A imprensa internacional rapidamente noticiou as alegações do Departamento de Estado, batizando o fenômeno como “síndrome de Havana”. Na época, a Associated Press (AP) divulgou uma gravação de áudio feita por funcionários diplomáticos como prova do suposto “ataque sonoro”. O “som estranho” foi descrito pelos diplomatas como um ruído ouvido durante a noite.
Diante da gravidade das acusações, o áudio foi submetido a uma investigação científica conduzida pelas universidades de Berkeley (Califórnia) e Lincoln (Reino Unido).

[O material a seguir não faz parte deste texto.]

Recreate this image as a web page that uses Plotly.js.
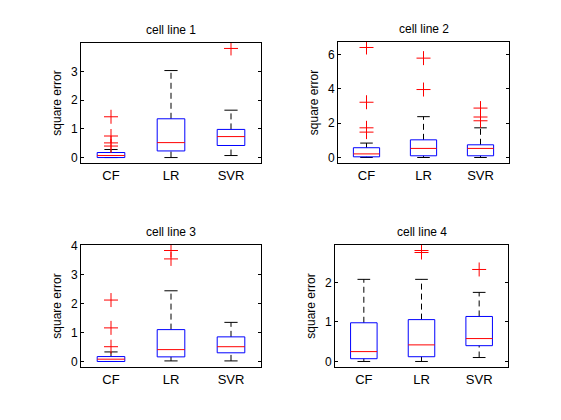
<!DOCTYPE html>
<html>
<head>
<meta charset="utf-8">
<script src="https://cdn.plot.ly/plotly-3.0.1.min.js"></script>
<style>html,body{margin:0;padding:0;background:#fff;}#chart{width:561px;height:420px;}</style>
</head>
<body>
<div id="chart"></div>
<script>
const categories = ['CF', 'LR', 'SVR'];
const panelTitles = ['cell line 1', 'cell line 2', 'cell line 3', 'cell line 4'];

// panel 1
const q1_1 = [0.00, 0.23, 0.42];
const med_1 = [0.07, 0.52, 0.73];
const q3_1 = [0.175, 1.35, 0.98];
const lo_1 = [0.00, 0.00, 0.07];
const hi_1 = [0.28, 3.03, 1.65];
const out_1 = [[0.40, 0.51, 0.75, 1.42], [], [3.80]];

// panel 2
const q1_2 = [0.04, 0.10, 0.10];
const med_2 = [0.21, 0.53, 0.53];
const q3_2 = [0.57, 1.03, 0.74];
const lo_2 = [0.00, 0.00, 0.00];
const hi_2 = [0.84, 2.38, 1.73];
const out_2 = [[1.48, 1.73, 3.22, 6.41], [3.96, 5.79], [2.14, 2.36, 2.88]];

// panel 3
const q1_3 = [0.00, 0.16, 0.30];
const med_3 = [0.08, 0.41, 0.51];
const q3_3 = [0.17, 1.10, 0.85];
const lo_3 = [0.00, 0.02, 0.02];
const hi_3 = [0.33, 2.44, 1.35];
const out_3 = [[0.51, 1.16, 2.12], [3.54, 3.83], []];

// panel 4
const q1_4 = [0.07, 0.12, 0.40];
const med_4 = [0.25, 0.42, 0.58];
const q3_4 = [0.98, 1.06, 1.14];
const lo_4 = [0.00, 0.00, 0.10];
const hi_4 = [2.08, 2.08, 1.75];
const out_4 = [[], [2.76, 2.81], [2.33]];

const yRanges = [[-0.19, 3.99], [-0.32, 6.73], [-0.19, 4.02], [-0.14, 2.95]];
const yDticks = [1, 2, 1, 1];

const panels = [
  {q1: q1_1, med: med_1, q3: q3_1, lo: lo_1, hi: hi_1, out: out_1},
  {q1: q1_2, med: med_2, q3: q3_2, lo: lo_2, hi: hi_2, out: out_2},
  {q1: q1_3, med: med_3, q3: q3_3, lo: lo_3, hi: hi_3, out: out_3},
  {q1: q1_4, med: med_4, q3: q3_4, lo: lo_4, hi: hi_4, out: out_4}
];

const W = 561, H = 420;
// axes boxes in pixels [left, right, top, bottom]
const boxes = [[81, 261, 43, 163], [338, 509, 42, 163], [81, 261, 245, 367], [335, 508, 245, 367]];
const HW = 0.23;   // half box width
const CW = 0.11;   // half cap width
const FONT = 'Liberation Sans, Arial, Helvetica, sans-serif';

const traces = [];
const layout = {
  width: W, height: H,
  margin: {l: 0, r: 0, t: 0, b: 0},
  paper_bgcolor: '#ffffff', plot_bgcolor: '#ffffff',
  showlegend: false,
  font: {family: FONT, color: '#000000', size: 12},
  annotations: []
};

panels.forEach((p, k) => {
  const n = k + 1;
  const xa = n === 1 ? 'x' : 'x' + n;
  const ya = n === 1 ? 'y' : 'y' + n;
  const xs = [], ys = [], mx = [], my = [], wx = [], wy = [], cx = [], cy = [], ox = [], oy = [];
  categories.forEach((c, i) => {
    const x = i + 1;
    xs.push(x - HW, x + HW, x + HW, x - HW, x - HW, null);
    ys.push(p.q1[i], p.q1[i], p.q3[i], p.q3[i], p.q1[i], null);
    mx.push(x - HW, x + HW, null);
    my.push(p.med[i], p.med[i], null);
    wx.push(x, x, null, x, x, null);
    wy.push(p.q3[i], p.hi[i], null, p.lo[i], p.q1[i], null);
    cx.push(x - CW, x + CW, null, x - CW, x + CW, null);
    cy.push(p.hi[i], p.hi[i], null, p.lo[i], p.lo[i], null);
    p.out[i].forEach(v => { ox.push(x); oy.push(v); });
  });
  traces.push({type: 'scatter', mode: 'lines', x: wx, y: wy, xaxis: xa, yaxis: ya,
    line: {color: '#000000', width: 1, dash: '6px,4px'}, hoverinfo: 'skip'});
  traces.push({type: 'scatter', mode: 'lines', x: cx, y: cy, xaxis: xa, yaxis: ya,
    line: {color: '#000000', width: 1}, hoverinfo: 'skip'});
  traces.push({type: 'scatter', mode: 'lines', x: xs, y: ys, xaxis: xa, yaxis: ya,
    line: {color: '#0000ff', width: 1}, hoverinfo: 'skip'});
  traces.push({type: 'scatter', mode: 'lines', x: mx, y: my, xaxis: xa, yaxis: ya,
    line: {color: '#ff0000', width: 1}, hoverinfo: 'skip'});
  traces.push({type: 'scatter', mode: 'markers', x: ox, y: oy, xaxis: xa, yaxis: ya,
    marker: {symbol: 'cross-thin-open', size: 10, color: '#ff0000', line: {color: '#ff0000', width: 1}},
    hoverinfo: 'skip'});

  const b = boxes[k];
  const xdom = [b[0] / W, b[1] / W];
  const ydom = [1 - b[3] / H, 1 - b[2] / H];
  layout['xaxis' + (n === 1 ? '' : n)] = {
    domain: xdom, anchor: ya, range: [0.5, 3.5],
    tickmode: 'array', tickvals: [1, 2, 3], ticktext: categories,
    ticks: '', showgrid: false, zeroline: false,
    showline: true, mirror: true, linecolor: '#000000', linewidth: 1,
    tickfont: {family: FONT, size: 13, color: '#000000'}, fixedrange: true
  };
  layout['yaxis' + (n === 1 ? '' : n)] = {
    domain: ydom, anchor: xa, range: yRanges[k],
    tick0: 0, dtick: yDticks[k],
    ticks: 'inside', ticklen: 3, tickcolor: '#000000', tickwidth: 1,
    showgrid: false, zeroline: false,
    showline: true, mirror: 'ticks', linecolor: '#000000', linewidth: 1,
    tickfont: {family: FONT, size: 12, color: '#000000'},
    title: {text: 'square error', font: {family: FONT, size: 12, color: '#000000'}, standoff: 6},
    fixedrange: true
  };
  layout.annotations.push({
    text: panelTitles[k], xref: 'paper', yref: 'paper',
    x: (xdom[0] + xdom[1]) / 2, y: ydom[1], xanchor: 'center', yanchor: 'bottom',
    yshift: 4, showarrow: false, font: {family: FONT, size: 12, color: '#000000'}
  });
});

Plotly.newPlot('chart', traces, layout, {staticPlot: true, displayModeBar: false});
</script>
</body>
</html>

Os resultados, publicados em 2019, revelaram que o som em questão nada mais era do que o canto de um grilo comum.
Apesar do caráter insólito do caso, as acusações já haviam produzido efeitos concretos: o governo Trump utilizou o suposto “ataque” como justificativa para reduzir drasticamente o número de funcionários na embaixada e suspender grande parte dos serviços consulares oferecidos aos cidadãos cubanos.
Apesar das promessas de campanha, durante o governo democrata de Joe Biden, a maioria das sanções impostas por seu antecessor permaneceu em vigor. Cuba continuou na “lista de países que patrocinam o terrorismo”, elaborada unilateralmente pelo Departamento de Estado dos EUA, apesar dos repetidos apelos da comunidade internacional por sua remoção — inclusive da Assembleia Geral da ONU, até apenas uma semana antes do fim da administração democrata.
Com o retorno de Donald Trump à Casa Branca, em 20 de janeiro, a política de “pressão máxima” voltou a ser prioridade em Washington.